Single handedly filling the immense bad-guy void left by Part 1 comes the immortal Ricardo Montalban who immediately comes to play by chewing the scenery with Shakespearian intensity and deeply unsettling all who looks upon him with his awesome pectoral cleavage. Given another actor with legendary overacting credentials to play opposite, William Shatner rises to the challenge like a doughy phoenix and his despite never technically sharing the screen together, the two magnificently sink their teeth into their meaty exchanges and rip it to shreds like a couple of rapid thespian pitbulls.
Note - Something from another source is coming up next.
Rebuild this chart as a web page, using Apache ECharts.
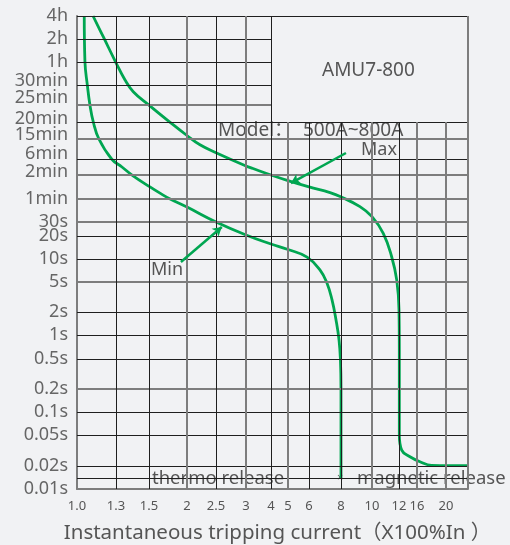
<!DOCTYPE html>
<html>
<head>
<meta charset="utf-8">
<script src="https://cdn.jsdelivr.net/npm/echarts@6/dist/echarts.min.js"></script>
<style>
  html, body { margin: 0; padding: 0; background: #f1f2f4; }
  #chart { width: 510px; height: 545px; }
</style>
</head>
<body>
<div id="chart"></div>
<script>
// Tick values and their printed labels
const xTickValues = [1.0, 1.3, 1.5, 2, 2.5, 3, 4, 5, 6, 8, 10, 12, 16, 20];
const xTickLabels = ['1.0', '1.3', '1.5', '2', '2.5', '3', '4', '5', '6', '8', '10', '12', '16', '20'];
const yTickValues = [0.01, 0.02, 0.05, 0.1, 0.2, 0.5, 1, 2, 5, 10, 20, 30, 60, 120, 360, 900, 1200, 1500, 1800, 3600, 7200, 14400];
const yTickLabels = ['0.01s', '0.02s', '0.05s', '0.1s', '0.2s', '0.5s', '1s', '2s', '5s', '10s', '20s', '30s',
  '1min', '2min', '6min', '15min', '20min', '25min', '30min', '1h', '2h', '4h'];

// Tripping curves: [current multiple of In, time in seconds]
const minCurve = [
  [1.05, 14400], [1.055, 3600], [1.072, 1800], [1.091, 1500], [1.116, 1200], [1.159, 900],
  [1.262, 360], [1.334, 208], [1.40, 117], [1.511, 85], [1.63, 71], [1.76, 60], [2.0, 47],
  [2.5, 30], [3.0, 20.6], [4.0, 15.7], [5.0, 13.3], [5.9, 10.6], [6.62, 7.2], [7.05, 4.85],
  [7.38, 2.89], [7.65, 1.57], [7.86, 0.865], [7.96, 0.485], [8.0, 0.2], [8.0, 0.015]
];
const maxCurve = [
  [1.114, 14400], [1.193, 7717], [1.298, 3570], [1.352, 2092], [1.401, 1694], [1.503, 1494],
  [1.76, 1194], [2.0, 955], [2.21, 690], [2.5, 481], [3.0, 223], [3.25, 187],
  [4.0, 120], [5.0, 102], [6.0, 85], [7.25, 72], [7.98, 64], [9.17, 47.6], [10, 35.2],
  [10.79, 21.6], [11.42, 10.7], [11.82, 5.3], [12.0, 2.12], [12.06, 0.648], [12.06, 0.05],
  [12.53, 0.032], [14.3, 0.0263], [16.37, 0.0227], [17.9, 0.0204], [24, 0.0202]
];

// Piecewise scales of the chart paper (value -> axis units), log-interpolated between stops
const xScale = {
  values: [1.0, 1.3, 1.5, 2, 2.5, 3, 4, 5, 6, 8, 10, 12, 16, 20, 24],
  pos:    [0, 39, 72, 110, 139, 169, 194, 211, 232, 264, 295, 322, 340, 369, 391]
};
const yScale = {
  values: [0.01, 0.015, 0.02, 0.05, 0.1, 0.2, 0.5, 1, 2, 5, 10, 20, 30, 60, 120, 360, 900, 1200, 1500, 1800, 3600, 7200, 14400],
  pos:    [0, 11, 23, 54, 77, 100, 130, 154, 177, 207, 230, 253, 267, 290, 314, 330, 350, 367, 384, 404, 427, 450, 473]
};

function mapScale(scale, v) {
  const vs = scale.values, ps = scale.pos;
  if (v <= vs[0]) return ps[0];
  for (let i = 1; i < vs.length; i++) {
    if (v <= vs[i]) {
      const t = Math.log(v / vs[i - 1]) / Math.log(vs[i] / vs[i - 1]);
      return ps[i - 1] + t * (ps[i] - ps[i - 1]);
    }
  }
  return ps[ps.length - 1];
}
const toAxis = p => [mapScale(xScale, p[0]), mapScale(yScale, p[1])];

const X_MAX = xScale.pos[xScale.pos.length - 1];
const Y_MAX = yScale.pos[yScale.pos.length - 1];
const X_END = xScale.values[xScale.values.length - 1];

const FONT = '"Noto Sans", "Noto Sans CJK SC", sans-serif';
const GREEN = '#00a651';
const DARK = '#1f1f1f';
const GREY = '#7d7d7d';

// Lines printed heavier grey on the paper
const greyX = [2, 3, 5, 10, 16, 20, 24];
const greyY = [1500, 900, 120, 60, 30, 5, 0.2];

// Grid segments: upper-right corner is kept blank for the title box
const gridSegs = [];
function seg(a, b, grey) {
  const style = grey ? { color: GREY, width: 2, type: 'solid' } : { color: DARK, width: 1, type: 'solid' };
  gridSegs.push([{ coord: toAxis(a), lineStyle: style }, { coord: toAxis(b) }]);
}
const yLines = yTickValues.slice(1).concat([0.015]);
yLines.forEach(s => {
  const grey = greyY.includes(s);
  if (s >= 1500 && s < 14400) seg([1.0, s], [4, s], grey);
  else seg([1.0, s], [X_END, s], grey);
});
xTickValues.slice(1).concat([X_END]).forEach(c => {
  const grey = greyX.includes(c);
  if (c > 4 && c < X_END) seg([c, 0.01], [c, 1200], grey);
  else seg([c, 0.01], [c, 14400], grey);
});

// Some upper time labels sit a little above their lines
const yLabelLift = { '30min': 4, '25min': 7, '20min': 3, '15min': 4, '6min': 5, '2min': 3 };

const xLabelByPos = {};
xTickValues.forEach((v, i) => { xLabelByPos[Math.round(mapScale(xScale, v))] = xTickLabels[i]; });
const yLabelByPos = {};
yTickValues.forEach((v, i) => { yLabelByPos[Math.round(mapScale(yScale, v))] = yTickLabels[i]; });

const liftRich = {};
[0, 3, 4, 5, 7].forEach(n => {
  liftRich['l' + n] = { color: '#666', fontSize: 18, fontFamily: FONT, padding: [0, 0, 2 * n, 0] };
});

const chart = echarts.init(document.getElementById('chart'));
chart.setOption({
  backgroundColor: '#f1f2f4',
  animation: false,
  grid: { left: 77, right: 42, top: 16, bottom: 56, containLabel: false, outerBoundsMode: 'none' },
  xAxis: {
    type: 'value', min: 0, max: X_MAX,
    axisLine: { show: true, lineStyle: { color: GREY, width: 2 } },
    axisTick: { show: false, customValues: xTickValues.map(v => mapScale(xScale, v)) },
    splitLine: { show: false },
    axisLabel: {
      customValues: xTickValues.map(v => mapScale(xScale, v)),
      formatter: v => xLabelByPos[Math.round(v)] || '',
      color: '#555', fontSize: 13, fontFamily: FONT, margin: 11
    },
    name: 'Instantaneous tripping current（X100%In ）',
    nameLocation: 'middle', nameGap: 34,
    nameTextStyle: { color: '#555', fontSize: 20.5, fontFamily: FONT, padding: [0, 0, 0, 10] }
  },
  yAxis: {
    type: 'value', min: 0, max: Y_MAX,
    axisLine: { show: true, lineStyle: { color: GREY, width: 2 } },
    axisTick: { show: false, customValues: yTickValues.map(v => mapScale(yScale, v)) },
    splitLine: { show: false },
    axisLabel: {
      customValues: yTickValues.map(v => mapScale(yScale, v)),
      formatter: v => {
        const t = yLabelByPos[Math.round(v)] || '';
        return '{l' + (yLabelLift[t] || 0) + '|' + t + '}';
      },
      rich: liftRich,
      color: '#666', fontSize: 18, fontFamily: FONT, margin: 9
    }
  },
  series: [
    {
      type: 'line', data: [[0, 0]], symbol: 'none', silent: true, z: 1,
      lineStyle: { opacity: 0 },
      markLine: {
        silent: true, symbol: ['none', 'none'], animation: false,
        label: { show: false }, data: gridSegs
      }
    },
    {
      name: 'Min', type: 'line', data: minCurve.map(toAxis), symbol: 'none', smooth: 0.45, z: 3,
      lineStyle: { color: GREEN, width: 2.8 },
      markLine: {
        silent: true, symbol: ['none', 'arrow'], symbolSize: [8, 9], animation: false,
        label: { show: false }, lineStyle: { color: GREEN, width: 2.5, type: 'solid' },
        data: [[{ coord: toAxis([1.91, 9.14]) }, { coord: toAxis([2.59, 26]) }]]
      }
    },
    {
      name: 'Max', type: 'line', data: maxCurve.map(toAxis), symbol: 'none', smooth: 0.45, z: 3,
      lineStyle: { color: GREEN, width: 2.8 },
      markLine: {
        silent: true, symbol: ['none', 'arrow'], symbolSize: [8, 9], animation: false,
        label: { show: false }, lineStyle: { color: GREEN, width: 2.5, type: 'solid' },
        data: [[{ coord: toAxis([8.29, 474]) }, { coord: toAxis([5.13, 95]) }]]
      }
    }
  ],
  graphic: [
    { type: 'text', left: 322, top: 61, style: { text: 'AMU7-800', fill: '#555', font: '19px ' + FONT } },
    { type: 'text', left: 218, top: 121, style: { text: 'Model：  500A~800A', fill: '#555', font: '19px ' + FONT } },
    { type: 'text', left: 361, top: 141, style: { text: 'Max', fill: '#555', font: '18px ' + FONT } },
    { type: 'text', left: 151, top: 261, style: { text: 'Min', fill: '#555', font: '18px ' + FONT } },
    { type: 'text', left: 152, top: 469, style: { text: 'thermo release', fill: '#555', font: '18.5px ' + FONT } },
    { type: 'text', left: 337, top: 472, style: { text: '×', fill: '#555', font: '11px ' + FONT } },
    { type: 'text', left: 357, top: 469, style: { text: 'magnetic release', fill: '#555', font: '18.5px ' + FONT } }
  ]
});
</script>
</body>
</html>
The final triumph is the upgraded action, which takes the usual lasers and and red alert screens and turns them into a genuinely sweat inducing bouts of strategy as Kirk breaks the rules of engagement whenever and however he can in order to stay one step ahead of his vengeful foe, with the climatic scenes set in a tech scrambling nebula ranking as a franchise best. In fact the danger factor is raised exponentially and the movie even chucks in a childhood traumatizing moment free of charge with an unforgettable space-bug-in-the-ear moment that’ll doubtlessly have you digging in your ear canal with your finger or your money back.
Insanely iconic even beyond the dedicated fanbase and utterly jam packed with dialogue you satisfyingly can roll around in your mouth like a dough ball from pizza express (even basic stuff like “There he is!” and “Fire!” get amazing line readings), the final icing on the cake is – is it even worth announcing a spoiler warning at this point? – Leonard Nimoy getting his fondest wish and getting to not only kill off his most notorious creation but gets to also engage in a to-the-death acting face off with Shatner as his character slowly (and temporarily) expires.
It’s this bold grandstanding and adventurous nature – highlighted by James Horner’s exemplary, franchise-best score – that makes all of it’s individual pieces come together like it’s beam in from a transporter of awesomeness. Fun yet containing a legitimate feeling that Kahn could possibly win this intergalactic grudge match, Star Trek II: The Wrath Of Kahn winningly keeps things personal even when people are throwing themselves across an exploding console or having Shatner screaming his foe’s name when temporarily outfoxed. Hell, even during Kirk’s funeral speech – where big Bill does some of his most memorable “Shatnering” – he remarks that of all the souls he’s encountered, Spock’s by far was the most human; and that’s the movie’s winning hand. Humanity.